D. En Italie, dans ces dernières années, le thème de la communication entre l'Administration publique dans son ensemble et l'opinion publique a pris, de plus en plus, importance pour assurer la transparence de l'activité institutionelle, d'une part, et, de l'autre, faciliter l'accès des citoyens aux services publics. Vous-même, dans votre ouvrage, vous abordez le thème lié au rôle de la communication entre les Services de Renseignements et les citoyens, en citant aussi cette Revue. Selon votre recherche, de quelle façon peut-on armoniser les objectifs énoncés supra avec les exigences de confidentialité, caracteristiques du secteur du renseignement et, eventuellement, selon vous, quels sont les instruments plus indiqués pour rejoindre ce but?
R. Le domaine des politiques de communication des SR symbolise sans doute celui où l'on retrouve le plus cette différence entre une école latine et une autre anglo-saxonne. Dans le premier cas, qui concerne l'Italie, l'Espagne, le Portugal, la Grèce et la France, les fonctions de renseignement représentent le " saint des saints " de l'activité gouvernementale, les murs d'enceinte sont élevés et, même si revues, et vous en êtes un exemple remarquable, et sites Internet existent, on considère que les services ont plus à perdre à communiquer, à cause des risques de devoir dévoiler leurs moyens, leurs priorités et même leurs faiblesses, qu'à se taire. S'en suit une mythification du domaine du renseignement qui sert utilement d'exutoire tant aux gouvernants qu'aux gouvernés. Anglais et allemands ont, quant à eux, construit des politiques de communication d'une autre nature. Ils fondent la légitimité de leurs services sur une transparence de leurs activités au travers de services de communication étoffés et de nombreux porte-paroles. Le piège de l'hypocrisie n'est pas toujours évité, mais au moins l'espace communicationnel, si nécessaire à la démocratie, entre SR et citoyens donne l'impression d'être préservé.

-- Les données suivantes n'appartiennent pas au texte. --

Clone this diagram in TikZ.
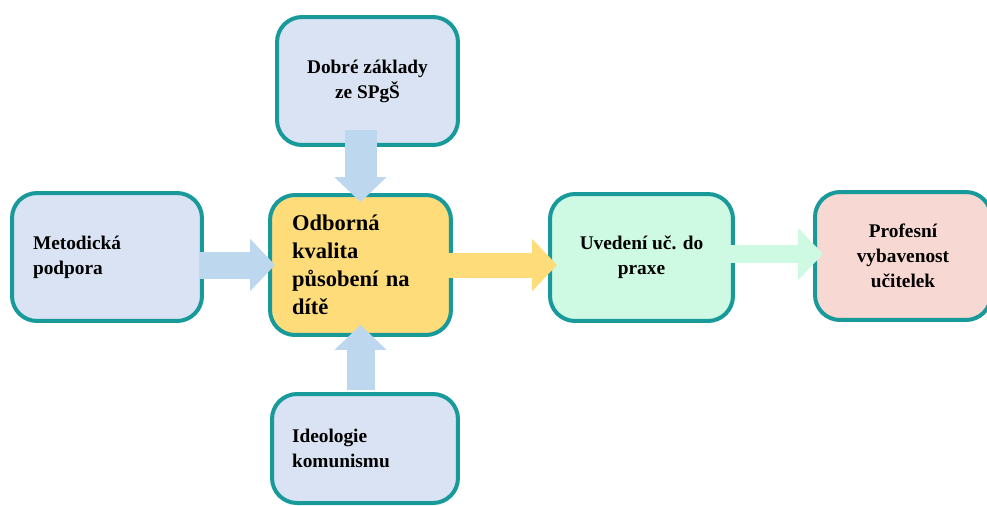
\documentclass[tikz,border=0pt]{standalone}
\usepackage{fontspec}
\setmainfont{Liberation Serif}
\usetikzlibrary{positioning,arrows.meta}
\definecolor{boxBorder}{RGB}{24,154,154}
\definecolor{boxBlue}{RGB}{218,227,243}
\definecolor{boxYellow}{RGB}{255,220,122}
\definecolor{boxGreen}{RGB}{206,250,228}
\definecolor{boxPink}{RGB}{248,216,210}
\definecolor{arrowBlue}{RGB}{189,215,238}
\tikzstyle{box} = [draw=boxBorder, line width=0.08cm, rounded corners=0.5cm, inner ysep=0pt, font=\bfseries\fontsize{11}{14.2}\selectfont]
\tikzstyle{arrow} = [-{Triangle[length=0.5cm, width=1.02cm]}, line width=0.56cm]

\begin{document}
\begin{tikzpicture}[x=0.02cm, y=-0.02cm]
      \useasboundingbox[fill=white] (0,0) rectangle (987,505);

      % boxes
      \node[box, fill=boxBlue, minimum width=3.62cm, minimum height=2.56cm, align=center] (zaklady) at (367.5,81) {Dobré základy\\ze SPgŠ};
      \node[box, fill=boxBlue, minimum height=2.56cm, inner xsep=0.42cm, text width=2.96cm, align=left] (podpora) at (107,257) {Metodická\\podpora};
      \node[box, fill=boxYellow, minimum height=2.8cm, inner xsep=0.44cm, text width=2.74cm, align=left, font=\bfseries\fontsize{12.8}{15.9}\selectfont] (kvalita) at (360.5,265) {Odborná\\kvalita\\působení na\\dítě};
      \node[box, fill=boxGreen, minimum width=3.66cm, minimum height=2.54cm, align=center] (uvedeni) at (641.5,257.5) {Uvedení uč. do\\praxe};
      \node[box, fill=boxPink, minimum width=3.52cm, minimum height=2.56cm, align=center] (vybavenost) at (903,256) {Profesní\\vybavenost\\učitelek};
      \node[box, fill=boxBlue, minimum height=2.18cm, inner xsep=0.4cm, text width=2.92cm, align=left] (ideologie) at (365,448.5) {Ideologie\\komunismu};

      % arrows
      \draw[arrow, arrowBlue, line width=0.64cm, shorten <=-0.34cm, shorten >=-0.18cm] (zaklady.south -| kvalita.north) -- (kvalita.north);
      \draw[arrow, arrowBlue, line width=0.54cm, shorten <=-0.08cm, shorten >=-0.14cm] (podpora.east |- kvalita.west) -- (kvalita.west);
      \draw[arrow, arrowBlue, line width=0.56cm, shorten <=0.04cm, shorten >=-0.24cm] (ideologie.north -| kvalita.south) -- (kvalita.south);
      \draw[arrow, boxYellow, line width=0.5cm, shorten <=-0.16cm, shorten >=-0.18cm] (kvalita.east) -- (kvalita.east -| uvedeni.west);
      \draw[arrow, boxGreen, line width=0.36cm, shorten <=-0.2cm, shorten >=-0.2cm] ([yshift=0.07cm]uvedeni.east) -- ([yshift=0.07cm]uvedeni.east -| vybavenost.west);
\end{tikzpicture}
\end{document}
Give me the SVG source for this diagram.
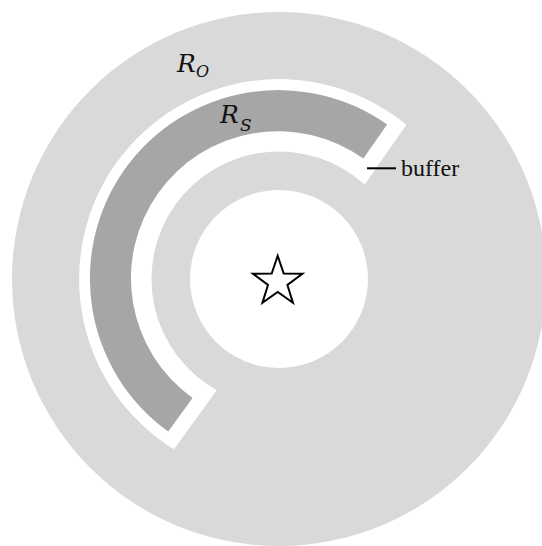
<svg xmlns="http://www.w3.org/2000/svg" width="542" height="546" viewBox="0 0 542 546">
  <style>
    .disk { fill: #d9d9d9; }
    .hole { fill: #ffffff; }
    .buffer { fill: #ffffff; }
    .sector { fill: #a6a6a6; }
    .star { fill: #ffffff; stroke: #000000; stroke-width: 2; stroke-linejoin: miter; }
    .lbl { font-family: "Liberation Serif", "DejaVu Serif", serif; fill: #111111; }
    .math { font-family: "DejaVu Serif", "Liberation Serif", serif; font-style: italic; fill: #111111; }
    .lead { stroke: #000000; stroke-width: 2; fill: none; }
  </style>
  <rect width="542" height="546" fill="#ffffff"/>
  <g id="outer-disk">
    <circle class="disk" cx="279" cy="279" r="267"/>
  </g>
  <g id="buffer-zone">
    <path class="buffer" d="M406.46,124.86 A200,200 0 1 0 173.91,449.17 L216.72,390.25 A127.5,127.5 0 1 1 364.66,184.56 Z"/>
  </g>
  <g id="sector-RS">
    <path class="sector" d="M387.12,124.58 A188.5,188.5 0 0 0 168.20,431.50 L192.59,397.93 A147,147 0 0 1 363.32,158.58 Z"/>
  </g>
  <g id="inner-hole">
    <circle class="hole" cx="279" cy="279" r="89"/>
  </g>
  <g id="star">
    <polygon class="star" points="277.7,255.8 283.7,273.55 302.43,273.77 287.4,284.95 292.98,302.83 277.7,292 262.42,302.83 268,284.95 252.97,273.77 271.7,273.55"/>
  </g>
  <g id="label-RO">
    <text class="math" x="177" y="71.7" font-size="25">R</text>
    <text class="math" x="196" y="76.7" font-size="16">O</text>
  </g>
  <g id="label-RS">
    <text class="math" x="220" y="122.7" font-size="25">R</text>
    <text class="math" x="240" y="130.7" font-size="17">S</text>
  </g>
  <g id="label-buffer">
    <text class="lbl" x="401" y="176" font-size="24">buffer</text>
  </g>
  <g id="connectors">
    <line class="lead" x1="367" y1="168.3" x2="396" y2="168.3"/>
  </g>
</svg>
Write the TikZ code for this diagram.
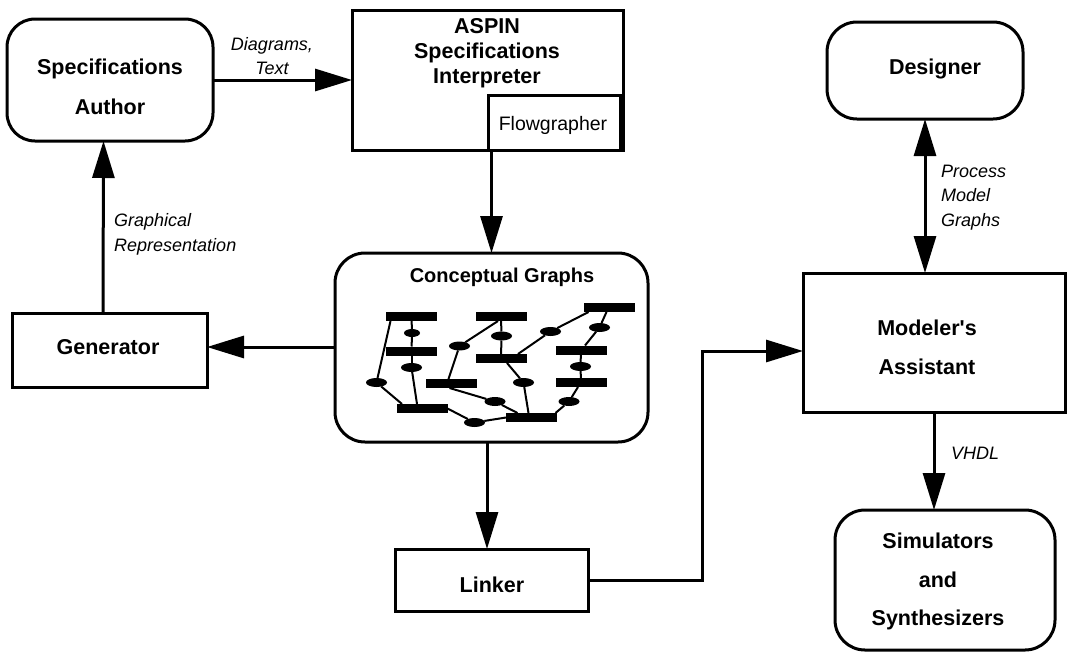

En tout état de cause, en ces temps d'explosion de la bulle médiatique, les SR ne peuvent ignorer le terrain de la guerre de l'information. Je dirai même que cela représente plus que jamais leur principale raison d'être. La judiciarisation croissante de la vie publique, la demande d'éthique et l'exigence de rentabilité des services publics ne sont que les symptômes du recul généralisé de l'Etat ; toutefois, les SR se doivent d'en tenir compte, d'autant que, malgré le halo de secret qui entoure légitimement leurs activités, ils sont loin d'être les administrations les moins méritantes dans ces trois domaines. Ils ont donc tout intérêt à le faire savoir.
Cet hypermédiatisme fabrique une sorte de réalité virtuelle dans laquelle se noie la raison de la classe politique et de l'opinion publique ; or, la sécurité est un sujet trop chargé de valeurs pour les laisser seuls dans ce face-à-face aliénant. Le SR, malgré les handicaps qui s'attachent à sa citoyenneté (inertie administrative, flous juridiques, manque de discernement et relative autonomie dans le choix des menaces, politisation des cadres, plasticité des intérêts à défendre, etc.), doit dès lors savoir transmettre sa propre vérité afin de dépassionner un tel sujet et protéger ainsi un certain nombre de principes républicains. En tant que dernier rempart de l'Etat, c'est même plus que jamais son devoir.